Galapagenos are angry at new legislation that they say could reduce subsidies & open doors to huge business.

"This new law will precipitate an environmental crisis by opening the flood gates to unfettered commercialization by wealthy & well-connected offshore investors who will plunder what is left of this fragile paradise," said Sean Keegan, 61, a travel agent on the Galapagos island of San Cristobal.

Correa has long argued that capitalism & consumerism are to blame for global environmental problems, noting in a forum at the Vatican earlier this year that the United States & China accounted for 44 percent of emissions.

"The greatest environmental damage comes from rich countries … We must try out a new notion of development," Correa said, citing ancient Andean communities as a model.

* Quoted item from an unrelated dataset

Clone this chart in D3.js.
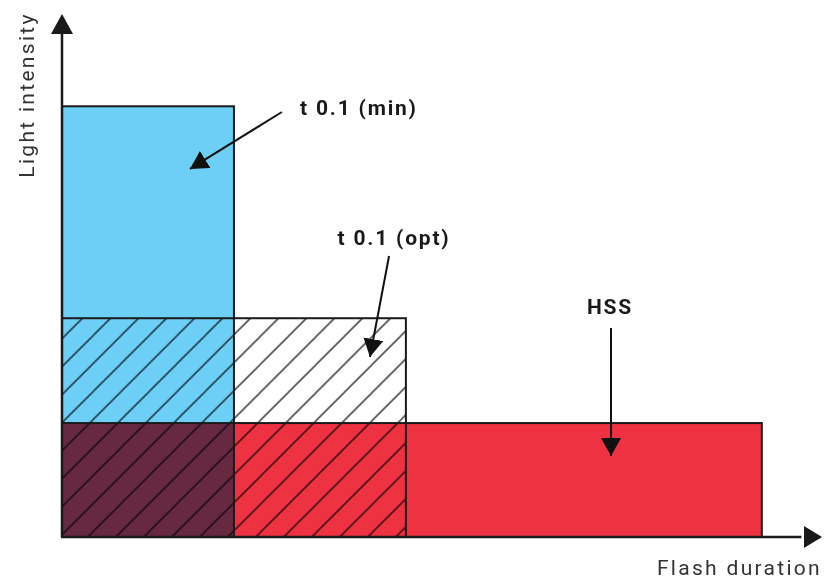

Modern realities are, though, pressuring him.

The slide in oil prices caused the central bank to slash this year's growth forecast to 1.9 percent from 4.1 percent.

Under pressure to find more revenue, Ecuador's government has in recent months raised import tariffs & cut social security contributions. Those measures & other plans to raise inheritance & capital gains taxes have sparked nationwide protests likely to continue during the Pope's visit.

The president says the protests are part of a plot to overthrow his government, adding the tax proposals will only have an impact on the wealthiest. Protests turned rowdy outside his palace on Thursday night, lightly injuring several policemen.